Assigned_IDGroups = {}

for ID, Assigned_ID in UpdateIsolatedIDs_Lines.items():
    #print ('{} is assigned {} as a common ID'.format(ID, Assigned_ID))
    
    if Assigned_ID not in Assigned_IDGroups:
        Assigned_IDGroups[Assigned_ID] = [ID]
    else:
        update = Assigned_IDGroups[Assigned_ID] + [ID]
        Assigned_IDGroups[Assigned_ID] = update

for UniqueIDs, grouped_IDs in Assigned_IDGroups.items():
    print ('{} is assigned to this {} group of IDs.'.format(UniqueIDs, grouped_IDs))

finishloop = 'Finished Group Assignment IDs Dictionary At {}'.format(time.strftime('%I:%M:%S'))
print (finishloop)

This script gets me close to what I am trying to accomplish, but I will give your suggestion a try and see how that performs. There are a few instances that raised an issue with either values being skipped, not grouped fully, or grouped in another group with another ID assigned.

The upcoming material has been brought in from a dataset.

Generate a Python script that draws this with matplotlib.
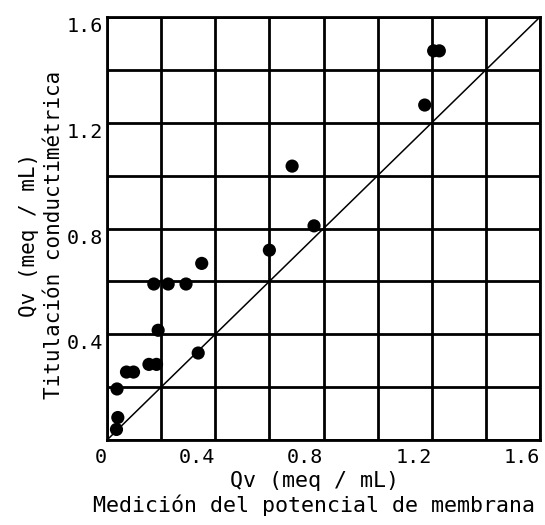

Anonymous User · ‎12-16-2021

15 minutes is a lot better than 4 hours. I'm sure you can find a way to figure out those fringe cases.

RPGIS · ‎12-17-2021

I am trying. For the most part, things seem to work . However, I am struggling a bit with the logic handling. For some reason, I either assign the wrong ID to the wrong group, assign two IDs to two separate groups when those groups should be one group, or skip something entirely.